I have no major objection to true threats being unprotected speech. We shouldn’t go around causing fear in unconsenting others. An imminent enough threat of violence justifies a violent response, and if the role of the state is to prevent us from taking self-help measures (whether legitimate or not, likely to cause a spiral of violence) against transgressors then one area in which the state can legitimately use its own violence is the deterrence of threats of imminent violence.
If a stalking statute addressed only true threats, I would agree that not only does it pass constitutional muster, but it ought to.
For example:
A person commits a crime if he or she, with the intent to place another person in reasonable fear of unlawful serious bodily injury or death, engages in conduct, including speech, that places that person in reasonable fear of unlawful serious bodily injury or death.
One problem with the Colorado statute, however—and with every other stalking and harassment statute I know of—is that the emotional harm that triggers liability is not limited to “fear of injury.”
Under the Colorado statute, for example, as well as the federal stalking statute, a person could be prosecuted for causing another person “substantial emotional distress.” What is “substantial emotional distress”? Who knows! Being extremely embarrassed? Being very offended? Being quite annoyed?
The phrase is vague, and in the context of content-based restrictions on speech, vagueness is almost always overbreadth. That is, if the speech is described in vague terms, the problem is not that a speaker cannot know whether his speech can be prosecuted; the problem is that it can be prosecuted, and where speech can be prosecuted, we don't trust the state not to prosecute it.
The Texas stalking statute forbids engaging in conduct, on more than one occastion, that
the actor knows the other person will regard as threatening bodily injury or death;
causes the other person to be placed in fear of bodily injury or death; and
would cause a reasonable person to fear bodily injury or death.

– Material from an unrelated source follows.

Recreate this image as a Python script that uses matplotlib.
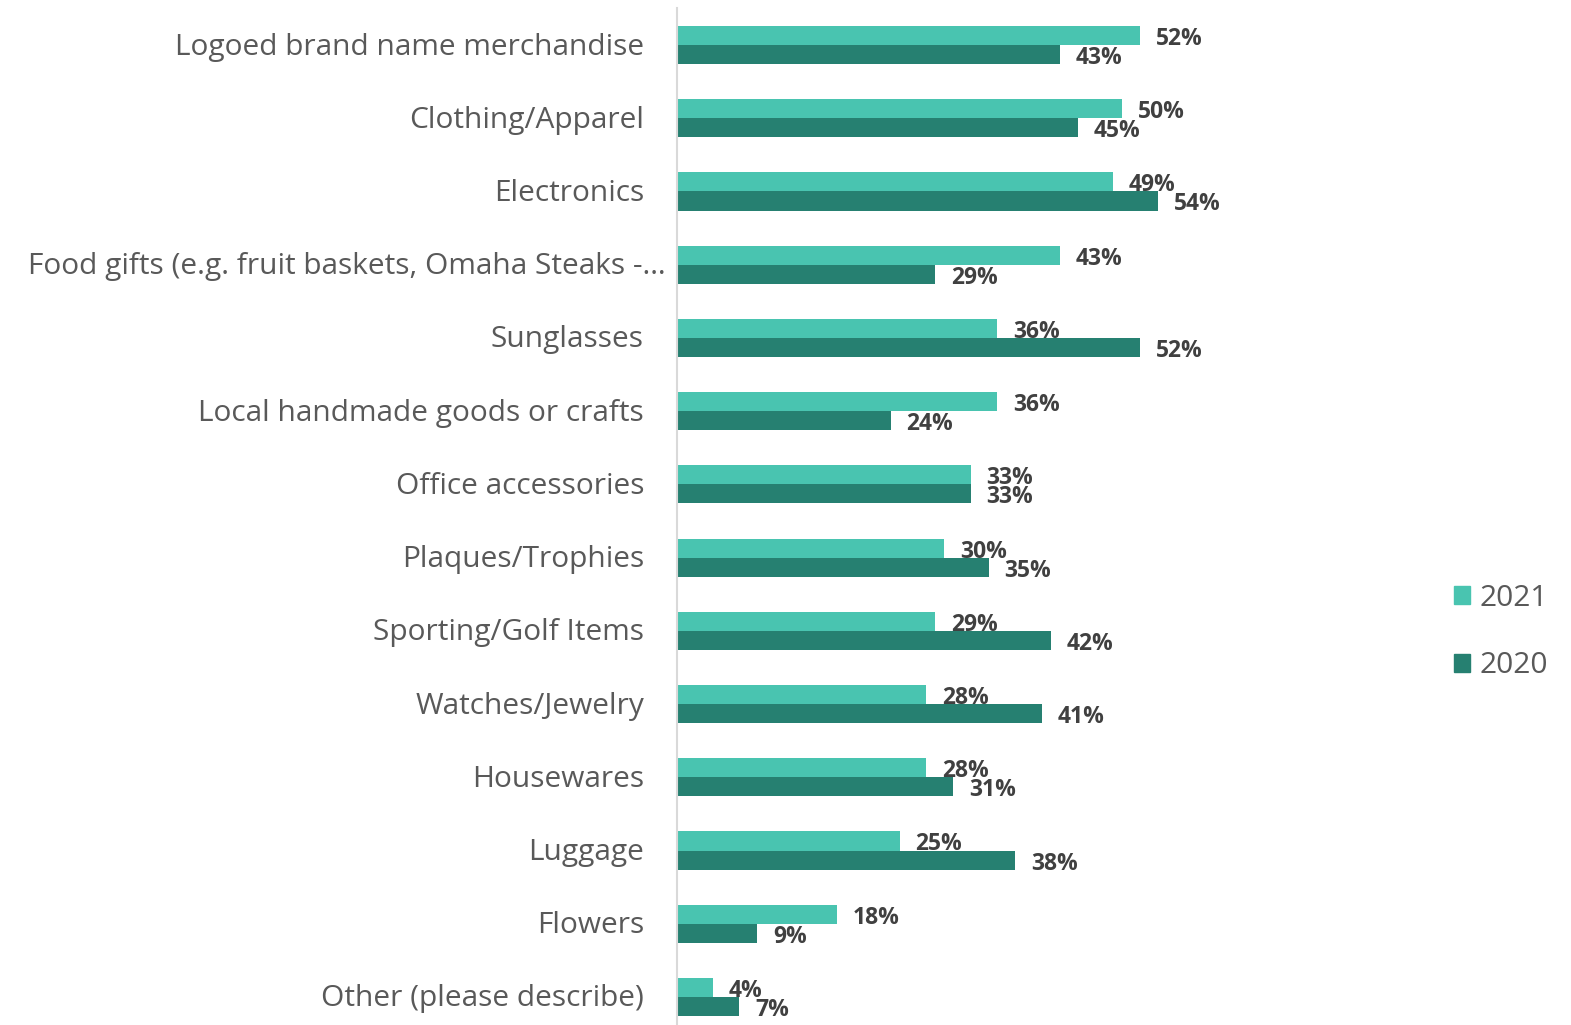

This is a third-degree felony, with a range of punishment from probation to ten years in prison. Okay, fine. But the Texas Stalking statute also forbids engaging in conduct, on more than one occasion, that
constitutes an offense under section 42.07 of the Texas Penal Code (Harassment) (among other things, sending repeated electronic communications in a manner reasonably likely to annoy, embarrass, or offend another);
causes the other person to feel annoyed, embarrassed, or offended; and
would cause a reasonable person to feel annoyed, embarrassed or offended.
This is also a third-degree felony, with a range of punishment up to ten years in prison.
While I would have no objection to a true-threats stalking statute, I have yet to see such a statute become law. Proponents of statutes that restrict harmful speech overreach for two reasons. First, because their idea of “harmful speech” that the government may punish is much broader than just speech that otherwise would result in legitimate physical violence; and second, because narrowing a content-based restriction (to cover only unprotected speech) makes it hard to prove a violation.
Rather than leave some unprotected speech unpunished, the advocates of stalking statutes support restrictions aimed at protected speech as well.
In the face of such overreach, as a man of good will who thinks that serious threats of violence (including implicit threats conveyed through multiple communications) ought to be punishable, should I advocate for that position?